Three signals that a 50 gallon is genuinely too small for the household. First, regular hot-water shortages mid-shower or for the last shower in the morning rotation. Second, deferring laundry or dishwasher use until evening because morning capacity is fully consumed by showers. Third, a soaking tub or whirlpool tub used at least weekly that drains the tank in a single fill. For households experiencing any of these patterns, the 50-to-65 or 50-to-75 step-up is the right answer, costing $200 to $500 more upfront and adding genuine quality-of-life improvement.

For households not experiencing these patterns (typical families of three to four with two bathrooms), the 50 gallon delivers adequate capacity at the lowest installed cost in the family-size range. The 50 gallon is the right answer for the majority of US homes built between 1980 and 2010 with a 2 to 3 bathroom footprint and 3 to 4 occupants.

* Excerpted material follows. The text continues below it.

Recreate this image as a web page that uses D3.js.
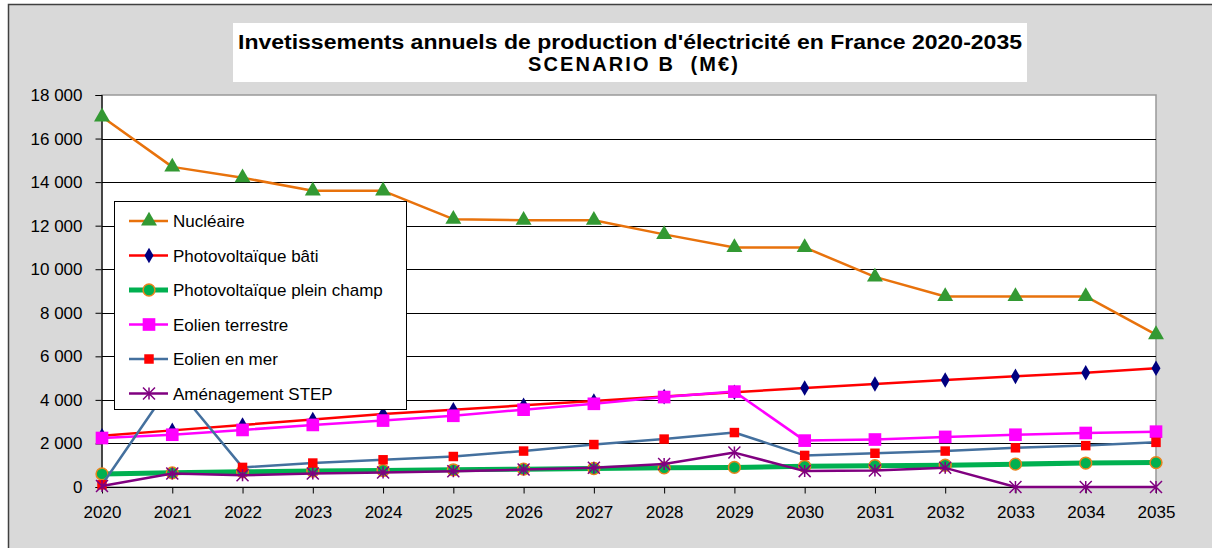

50 Gallon Water Heater Cost Questions

How much does a 50 gallon water heater cost installed?

A 50 gallon water heater costs $950 to $2,300 installed in 2026. Electric runs $750 to $1,800 (unit $500 to $1,100 plus install $250 to $700). Gas runs $1,200 to $2,300 (unit $700 to $1,400 plus install $500 to $900). Heat pump 50 gallon installed runs $1,900 to $3,400; the federal 25C credit that offset up to $2,000 of that ended December 31, 2025, though state and utility rebates still apply in many areas.

Is 50 gallons enough for a family of 4?

Yes for most family-of-four households with two bathrooms. A typical 50 gallon gas tank delivers a first-hour rating of 75 to 90 gallons, covering a morning rush of four sequential showers plus dishwasher and sink use with adequate margin. Households with three or more bathrooms used simultaneously, or with a large soaking tub, may want 65 or 75 gallons for buffer.

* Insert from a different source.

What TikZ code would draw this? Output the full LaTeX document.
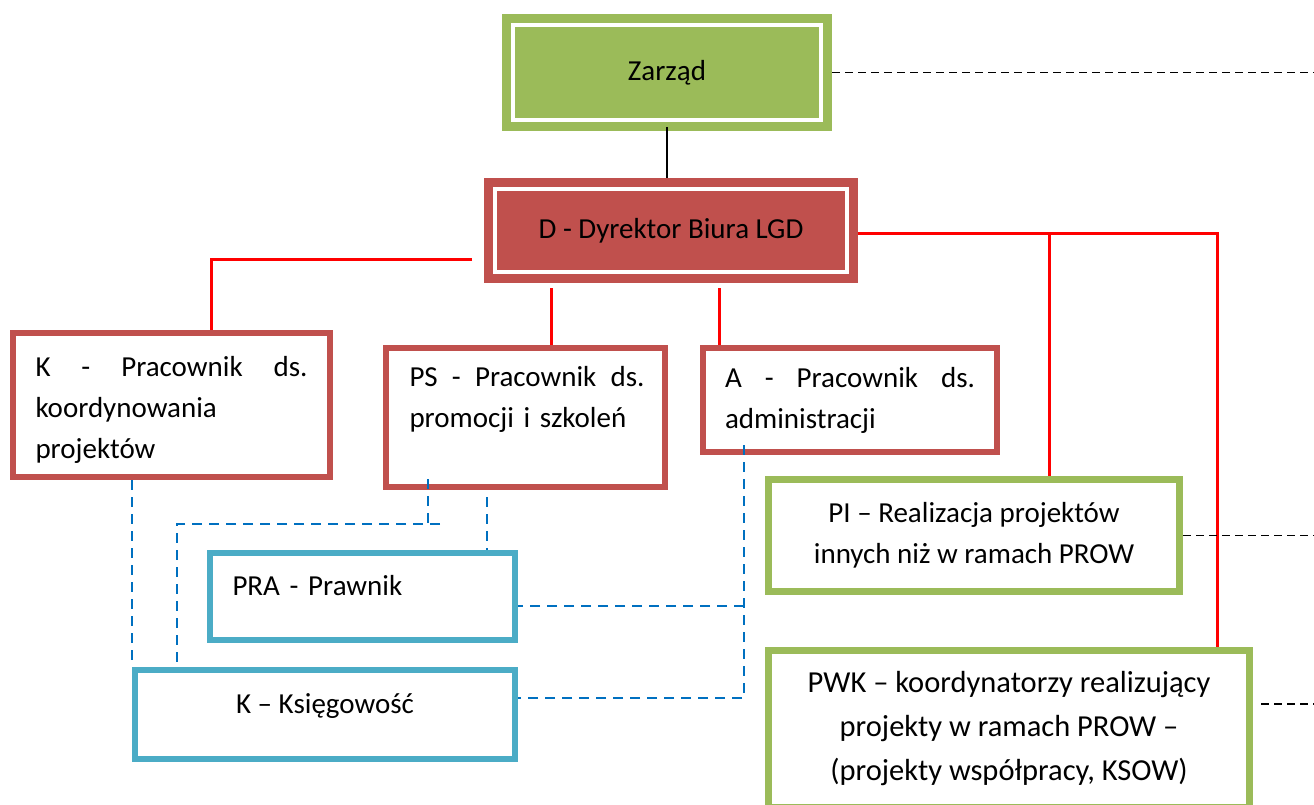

What is the most popular 50 gallon water heater?

The Rheem Performance 50-Gallon Gas (XG50T09HE40U0, around $750 to $900) and Performance 50-Gallon Electric (XE50T10HD50U1, around $600 to $750) are the highest-volume residential 50 gallon SKUs in the US, available at Home Depot in stock at most stores. A.O. Smith Signature 50-Gallon Gas and Electric are equivalent volume sellers at Lowe's. Bradford White RG250T6N (gas) and RE350T6 (electric) are the professional-installer-channel equivalents.

Does the DOE 2029 rule apply to 50 gallon water heaters?

Yes. The 2029 rule effectively requires heat pump technology for residential electric storage tanks above 35 gallons. The 50 gallon size sits above that threshold, so new 50 gallon resistance-element electric tanks will not be available for new manufacture after the May 6, 2029 effective date. Tanks at 35 gallons and below remain available with standard resistance-element technology, and gas 50 gallon tanks are unaffected.

What is the operating cost of a 50 gallon water heater?

Annual operating cost for a 50 gallon water heater serving a family of three to four people: $300 to $400 for a standard gas tank, $450 to $600 for a standard electric tank, $200 to $300 for a high-efficiency gas tankless or condensing tank, and $150 to $250 for a heat pump hybrid. These figures use 2024 to 2025 average US residential energy prices and typical household hot-water-use volumes.